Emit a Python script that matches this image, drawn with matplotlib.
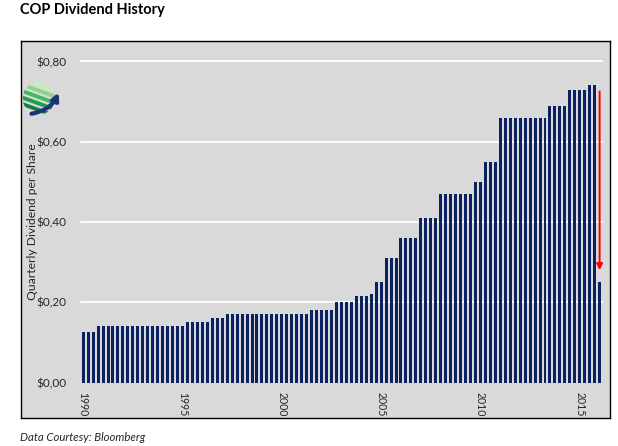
import matplotlib
matplotlib.use("Agg")
import matplotlib.pyplot as plt
from matplotlib.patches import Circle, Rectangle, FancyArrowPatch

# quarterly dividend per share, 1990 Q1 .. 2016 Q1
dividends = [
    0.125, 0.125, 0.125, 0.14,   # 1990
    0.14, 0.14, 0.14, 0.14,      # 1991
    0.14, 0.14, 0.14, 0.14,      # 1992
    0.14, 0.14, 0.14, 0.14,      # 1993
    0.14, 0.14, 0.14, 0.14,      # 1994
    0.14, 0.15, 0.15, 0.15,      # 1995
    0.15, 0.15, 0.16, 0.16,      # 1996
    0.16, 0.17, 0.17, 0.17,      # 1997
    0.17, 0.17, 0.17, 0.17,      # 1998
    0.17, 0.17, 0.17, 0.17,      # 1999
    0.17, 0.17, 0.17, 0.17,      # 2000
    0.17, 0.17, 0.18, 0.18,      # 2001
    0.18, 0.18, 0.18, 0.20,      # 2002
    0.20, 0.20, 0.20, 0.215,     # 2003
    0.215, 0.215, 0.22, 0.25,    # 2004
    0.25, 0.31, 0.31, 0.31,      # 2005
    0.36, 0.36, 0.36, 0.36,      # 2006
    0.41, 0.41, 0.41, 0.41,      # 2007
    0.47, 0.47, 0.47, 0.47,      # 2008
    0.47, 0.47, 0.47, 0.50,      # 2009
    0.50, 0.55, 0.55, 0.55,      # 2010
    0.66, 0.66, 0.66, 0.66,      # 2011
    0.66, 0.66, 0.66, 0.66,      # 2012
    0.66, 0.66, 0.69, 0.69,      # 2013
    0.69, 0.69, 0.73, 0.73,      # 2014
    0.73, 0.73, 0.74, 0.74,      # 2015
    0.25,                        # 2016
]
first_year = 1990
tick_years = ["1990", "1995", "2000", "2005", "2010", "2015"]
y_ticks = [0.0, 0.2, 0.4, 0.6, 0.8]
y_tick_labels = ["$0,00", "$0,20", "$0,40", "$0,60", "$0,80"]
arrow_top = 0.725
arrow_tip = 0.28

W, H = 618, 446
BAR = "#0b2262"
BG = "#d9d9d9"
TXT = "#262626"
plt.rcParams["font.family"] = ["Lato", "DejaVu Sans"]

fig = plt.figure(figsize=(W / 100, H / 100), dpi=100)


def fig_rect(x0, y0, x1, y1):
    # pixel box (top-left origin) -> figure fraction
    return [x0 / W, 1 - y1 / H, (x1 - x0) / W, (y1 - y0) / H]


# chart area frame, drawn in its own axes behind everything
bg = fig.add_axes(fig_rect(20.5, 40.5, 609.5, 417.5), zorder=-5)
bg.set_facecolor(BG)
bg.set_xticks([])
bg.set_yticks([])
for spine in bg.spines.values():
    spine.set_linewidth(1.0)
    spine.set_color("black")

ax = fig.add_axes(fig_rect(80.7, 61.4, 602.1, 382.6))
ax.set_facecolor("none")
positions = list(range(len(dividends)))
ax.bar(positions, dividends, width=0.6, color=BAR, zorder=3)
ax.set_xlim(-0.5, len(dividends) - 0.5)
ax.set_ylim(0, 0.8)
for y in y_ticks[1:]:
    ax.axhline(y, color="white", linewidth=1.3, zorder=1, clip_on=False)

ax.set_yticks(y_ticks, y_tick_labels)
tick_pos = [(int(y) - first_year) * 4 for y in tick_years]
ax.set_xticks(tick_pos, tick_years, rotation=-90, va="top", ha="center")
ax.tick_params(axis="y", length=0, pad=10, labelsize=8.5, labelcolor=TXT)
ax.tick_params(axis="x", length=0, pad=7, labelsize=7.6, labelcolor=TXT)
for spine in ax.spines.values():
    spine.set_visible(False)

ax.annotate("", xy=(len(dividends) - 1, arrow_tip), xytext=(len(dividends) - 1, arrow_top),
            arrowprops=dict(arrowstyle="-|>", color="#ff0000", lw=1.4, mutation_scale=9,
                            shrinkA=0, shrinkB=0), zorder=5)

fig.text(33 / W, 1 - 222 / H, "Quarterly Dividend per Share", rotation=90,
         ha="center", va="center", fontsize=8.7, color=TXT)
fig.text(20.5 / W, 1 - 3 / H, "COP Dividend History", ha="left", va="top",
         fontsize=10.5, fontweight="bold", color="black")
fig.text(20.5 / W, 1 - 432 / H, "Data Courtesy: Bloomberg", ha="left", va="top",
         fontsize=8.2, style="italic", color=TXT)

# small globe logo in the corner: green stripes on a sphere plus a navy swoosh
lax = fig.add_axes(fig_rect(23, 80, 61, 118))
lax.set_xlim(0, 1)
lax.set_ylim(0, 1)
lax.set_aspect("equal")
lax.axis("off")
globe = Circle((0.42, 0.52), 0.43, transform=lax.transData)
stripes = [("#c6ebc0", 0.86), ("#86d685", 0.70), ("#3dbb5a", 0.53), ("#1f9e4a", 0.36), ("#167e45", 0.19)]
for col, yc in stripes:
    band = Rectangle((-0.1, yc - 0.06), 1.2, 0.1, angle=-20, rotation_point="center",
                     facecolor=col, edgecolor="none")
    lax.add_patch(band)
    band.set_clip_path(globe)
lax.add_patch(FancyArrowPatch((0.15, 0.1), (0.97, 0.74), connectionstyle="arc3,rad=0.3",
                              arrowstyle="-|>", mutation_scale=10, color="#1c3474", lw=3))

fig.savefig("out.png", dpi=100)
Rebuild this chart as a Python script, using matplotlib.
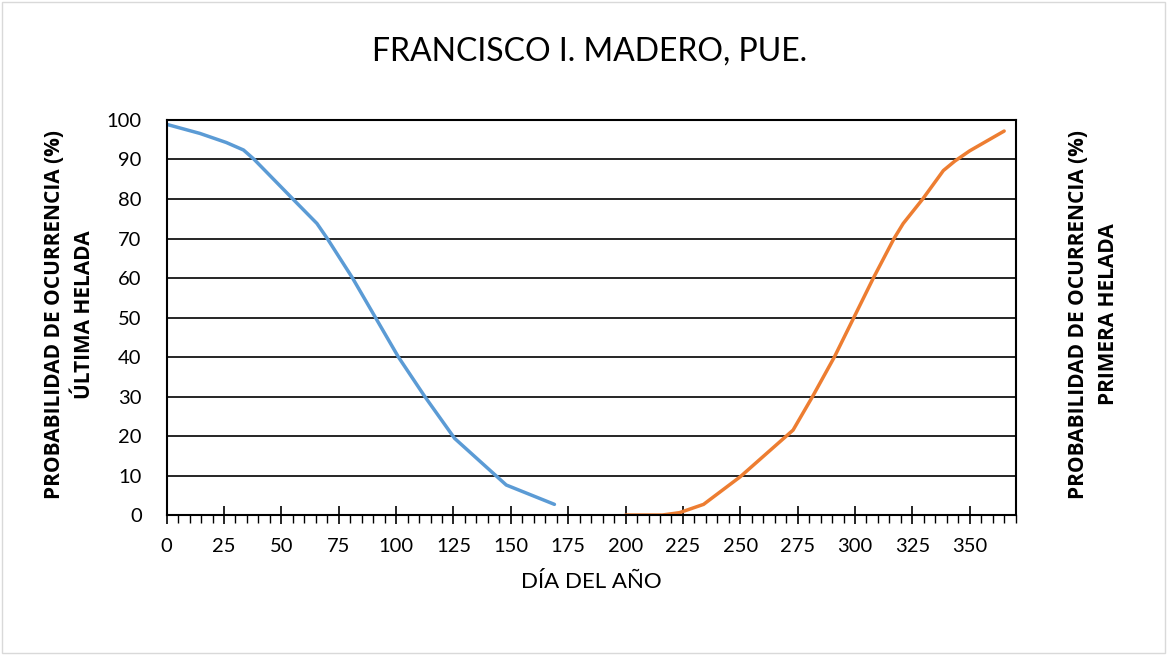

Exercise directions: Reproduce each line exactly as it appears, omitting the pictures.

Response to this exercise:
Emit a Python script that matches this image, drawn with matplotlib.
import matplotlib
matplotlib.use("Agg")
import matplotlib.pyplot as plt
from matplotlib.patches import Circle, Rectangle, FancyArrowPatch

# quarterly dividend per share, 1990 Q1 .. 2016 Q1
dividends = [
    0.125, 0.125, 0.125, 0.14,   # 1990
    0.14, 0.14, 0.14, 0.14,      # 1991
    0.14, 0.14, 0.14, 0.14,      # 1992
    0.14, 0.14, 0.14, 0.14,      # 1993
    0.14, 0.14, 0.14, 0.14,      # 1994
    0.14, 0.15, 0.15, 0.15,      # 1995
    0.15, 0.15, 0.16, 0.16,      # 1996
    0.16, 0.17, 0.17, 0.17,      # 1997
    0.17, 0.17, 0.17, 0.17,      # 1998
    0.17, 0.17, 0.17, 0.17,      # 1999
    0.17, 0.17, 0.17, 0.17,      # 2000
    0.17, 0.17, 0.18, 0.18,      # 2001
    0.18, 0.18, 0.18, 0.20,      # 2002
    0.20, 0.20, 0.20, 0.215,     # 2003
    0.215, 0.215, 0.22, 0.25,    # 2004
    0.25, 0.31, 0.31, 0.31,      # 2005
    0.36, 0.36, 0.36, 0.36,      # 2006
    0.41, 0.41, 0.41, 0.41,      # 2007
    0.47, 0.47, 0.47, 0.47,      # 2008
    0.47, 0.47, 0.47, 0.50,      # 2009
    0.50, 0.55, 0.55, 0.55,      # 2010
    0.66, 0.66, 0.66, 0.66,      # 2011
    0.66, 0.66, 0.66, 0.66,      # 2012
    0.66, 0.66, 0.69, 0.69,      # 2013
    0.69, 0.69, 0.73, 0.73,      # 2014
    0.73, 0.73, 0.74, 0.74,      # 2015
    0.25,                        # 2016
]
first_year = 1990
tick_years = ["1990", "1995", "2000", "2005", "2010", "2015"]
y_ticks = [0.0, 0.2, 0.4, 0.6, 0.8]
y_tick_labels = ["$0,00", "$0,20", "$0,40", "$0,60", "$0,80"]
arrow_top = 0.725
arrow_tip = 0.28

W, H = 618, 446
BAR = "#0b2262"
BG = "#d9d9d9"
TXT = "#262626"
plt.rcParams["font.family"] = ["Lato", "DejaVu Sans"]

fig = plt.figure(figsize=(W / 100, H / 100), dpi=100)


def fig_rect(x0, y0, x1, y1):
    # pixel box (top-left origin) -> figure fraction
    return [x0 / W, 1 - y1 / H, (x1 - x0) / W, (y1 - y0) / H]


# chart area frame, drawn in its own axes behind everything
bg = fig.add_axes(fig_rect(20.5, 40.5, 609.5, 417.5), zorder=-5)
bg.set_facecolor(BG)
bg.set_xticks([])
bg.set_yticks([])
for spine in bg.spines.values():
    spine.set_linewidth(1.0)
    spine.set_color("black")

ax = fig.add_axes(fig_rect(80.7, 61.4, 602.1, 382.6))
ax.set_facecolor("none")
positions = list(range(len(dividends)))
ax.bar(positions, dividends, width=0.6, color=BAR, zorder=3)
ax.set_xlim(-0.5, len(dividends) - 0.5)
ax.set_ylim(0, 0.8)
for y in y_ticks[1:]:
    ax.axhline(y, color="white", linewidth=1.3, zorder=1, clip_on=False)

ax.set_yticks(y_ticks, y_tick_labels)
tick_pos = [(int(y) - first_year) * 4 for y in tick_years]
ax.set_xticks(tick_pos, tick_years, rotation=-90, va="top", ha="center")
ax.tick_params(axis="y", length=0, pad=10, labelsize=8.5, labelcolor=TXT)
ax.tick_params(axis="x", length=0, pad=7, labelsize=7.6, labelcolor=TXT)
for spine in ax.spines.values():
    spine.set_visible(False)

ax.annotate("", xy=(len(dividends) - 1, arrow_tip), xytext=(len(dividends) - 1, arrow_top),
            arrowprops=dict(arrowstyle="-|>", color="#ff0000", lw=1.4, mutation_scale=9,
                            shrinkA=0, shrinkB=0), zorder=5)

fig.text(33 / W, 1 - 222 / H, "Quarterly Dividend per Share", rotation=90,
         ha="center", va="center", fontsize=8.7, color=TXT)
fig.text(20.5 / W, 1 - 3 / H, "COP Dividend History", ha="left", va="top",
         fontsize=10.5, fontweight="bold", color="black")
fig.text(20.5 / W, 1 - 432 / H, "Data Courtesy: Bloomberg", ha="left", va="top",
         fontsize=8.2, style="italic", color=TXT)

# small globe logo in the corner: green stripes on a sphere plus a navy swoosh
lax = fig.add_axes(fig_rect(23, 80, 61, 118))
lax.set_xlim(0, 1)
lax.set_ylim(0, 1)
lax.set_aspect("equal")
lax.axis("off")
globe = Circle((0.42, 0.52), 0.43, transform=lax.transData)
stripes = [("#c6ebc0", 0.86), ("#86d685", 0.70), ("#3dbb5a", 0.53), ("#1f9e4a", 0.36), ("#167e45", 0.19)]
for col, yc in stripes:
    band = Rectangle((-0.1, yc - 0.06), 1.2, 0.1, angle=-20, rotation_point="center",
                     facecolor=col, edgecolor="none")
    lax.add_patch(band)
    band.set_clip_path(globe)
lax.add_patch(FancyArrowPatch((0.15, 0.1), (0.97, 0.74), connectionstyle="arc3,rad=0.3",
                              arrowstyle="-|>", mutation_scale=10, color="#1c3474", lw=3))

fig.savefig("out.png", dpi=100)
Rebuild this chart as a Python script, using matplotlib.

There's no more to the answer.